Wednesday, November 10, 2010

Yglesias calls BS on Perry

Matt Yglesias writes of Rick Perry's new book: "This is a great example of the plague of rhetoric excess that has taken over the American right ever since the inauguration of Barack Obama. I don’t believe for a minute that Rick Perry is fed up with motor vehicle safety inspections, bans on private ownership of shoulder-launched missiles, regulation of nuclear power plants, or any of this other stuff."

I think Yglesias is probably right. I highly doubt Perry is "fed up" with this stuff.

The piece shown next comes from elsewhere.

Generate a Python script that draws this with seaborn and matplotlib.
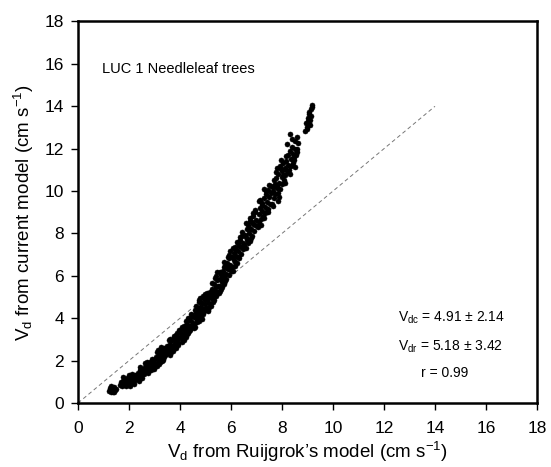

He's probably frustrated at the idea of these sorts of regulations at a time when a Democrat he doesn't like is in power - I could believe that. I believe the general regulation-aversion (which is reasonable) gets especially emotional when you feel like a socialist is in the White House. But I also highly doubt these things bother Rick Perry.

This is not to see there aren't some regulations that could be trimmed back - of course there are. But everyone agrees about that. The point is, there's a "rhetorical excess" as Yglesias puts it - like pro-lifers calling abortion a "holocaust" or libertarians calling taxation "theft" or liberals calling Wall Street bankers "criminal" that is politically and ideologically convenient and comforting, as well as implausible.

There was actually a great Jon Stewart interview of Rick Perry Monday night that I thought went really well for Perry. So Jon made the obvious point that Perry implicitly accepts some role for government and that's all fine with me - but Perry made some excellent points on the value of federalism and the threats to real, robust federalism in the modern era (and he of course cites specific instances under the Obama administration, of which I'm sure there are many). I'm not a Perry-hater. He seemed like a good guy, and the point he kept hitting was federalism rather than libertarianism - and I think that instinct is good. Still, I think Yglesias is probably right to call BS on some of this. Perry is not bothered by many of these regulations nor are most Americans.

But it sure makes for good book sales (or blog posts) to pretend you care, or even to convince yourself that you care.

UPDATE: Out of curiosity - do I ever do this on any issue? Do I state anything with more urgency than you think I actually, truly feel about it?